On April 1, 1953, Weltfish was questioned by the United States Senate Subcommittee on Internal Security staffed by Roy Cohn and consisting of senators Joseph McCarthy, Karl Mundt, John McClellan and Stuart Symington. Weltfish responded negatively to the committee's demands that she name colleagues with communist sympathies. Asked about her own political position she refused to answer, invoking the Fifth Amendment. Weltfish simply said that "she thought of herself as a good American and acted on issues as her conscience and knowledge dictated". When asked about the nature of the claim made in the pamphlet that some northern blacks had scored higher on intelligence tests than southern whites, Weltfish responded that particular data set was from the US Army's records.
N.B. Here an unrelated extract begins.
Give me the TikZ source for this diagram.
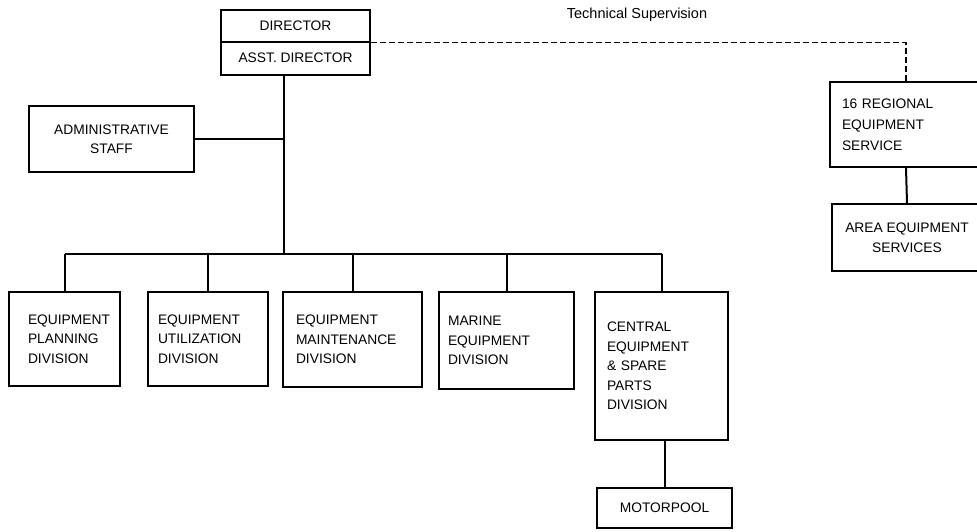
\documentclass[tikz,border=0pt]{standalone}
\usepackage{fontspec}
\setmainfont{Liberation Sans}
\begin{document}
\begin{tikzpicture}[x=1pt,y=-1pt,
  font=\fontsize{13.8}{19.5}\selectfont,
  box/.style={draw, line width=1.6pt, rectangle, inner ysep=0pt},
  lbox/.style={box, align=left, inner xsep=#1},
  cbox/.style={box, align=center},
  conn/.style={line width=2pt},
  dashconn/.style={line width=1.3pt, dash pattern=on 6pt off 3pt}]
\useasboundingbox (0,0) rectangle (977,531);
\clip (0,0) rectangle (977,531);
\fill[white] (0,0) rectangle (977,531);

% director
\node[cbox, minimum width=149pt, minimum height=32pt] (dir) at (295.5,26) {\raisebox{-4pt}{DIRECTOR}};
\node[cbox, minimum width=149pt, minimum height=33pt] (asst) at (295.5,58.5) {\raisebox{2pt}{ASST. DIRECTOR}};

% admin
\node[cbox, minimum width=165pt, minimum height=66pt] (admin) at (111.5,139) {ADMINISTRATIVE\\STAFF};

% divisions
\node[lbox=19pt, text width=73pt, minimum height=94pt] (d1) at (64.5,339) {EQUIPMENT\\PLANNING\\DIVISION};
\node[lbox=10pt, text width=100pt, minimum height=94pt] (d2) at (208,339) {EQUIPMENT\\UTILIZATION\\DIVISION};
\node[lbox=13pt, text width=113pt, minimum height=95pt] (d3) at (352.5,339.5) {EQUIPMENT\\MAINTENANCE\\DIVISION};
\node[lbox=9pt, text width=117pt, minimum height=97pt] (d4) at (506.5,340.5) {MARINE\\EQUIPMENT\\DIVISION};
\node[lbox=12pt, text width=109pt, minimum height=148pt] (d5) at (661.5,366) {CENTRAL\\EQUIPMENT\\\&~SPARE\\PARTS\\DIVISION};
\node[cbox, minimum width=135pt, minimum height=40pt] (motor) at (664.5,508) {MOTORPOOL};

% regional
\node[lbox=12pt, text width=128pt, minimum height=85pt, font=\fontsize{13.8}{21}\selectfont] (reg) at (906,124.5) {16 REGIONAL\\EQUIPMENT\\SERVICE};
\node[cbox, minimum width=150pt, minimum height=67pt] (area) at (907,237.5) {AREA EQUIPMENT\\SERVICES};

\node[font=\fontsize{14.5}{16}\selectfont, inner sep=0pt] (tech) at (637,15) {Technical Supervision};

% connectors
\coordinate (bus) at (284,254);
\draw[conn] (asst.south -| bus) -- (bus);
\draw[conn] (admin.east) -- (admin.east -| bus);
\draw[conn] (d1.north |- bus) -- (d5.north |- bus);
\foreach \n in {d1,d2,d3,d4,d5}
  \draw[conn] (\n.north |- bus) -- (\n.north);
\draw[conn] (d5.south -| motor.north) -- (motor.north);
\draw[dashconn] (dir.south east) -- (dir.south east -| reg.north) -- (reg.north);
\draw[conn] (reg.south) -- (area.north);
\end{tikzpicture}
\end{document}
Having lost her employment at Columbia, Weltfish was effectively blacklisted and remained unable to find a teaching position for the next eight years. The Nebraska and Bollingen Foundations gave her some financial support, which allowed her to study museum materials from the Pawnee collection at the University of Nebraska. Based on this and her previous field work, she wrote The Lost Universe: Pawnee Life and Culture (1965) about Pawnee history and ethnography.
Later years
In 1961 Weltfish was hired at Fairleigh Dickinson University in New Jersey, where she worked until 1972, having reached the mandatory retirement age of 70. After her retirement from Fairleigh Dickinson, Weltfish continued teaching as a part-time faculty member at the New School for Social Research and Manhattan School of Music in New York City, and as a visiting professor at Rutgers University in New Brunswick, New Jersey. At Rutgers, she participated in a new program in gerontology. She died on August 7, 1980, just 5 days short of her 78th birthday.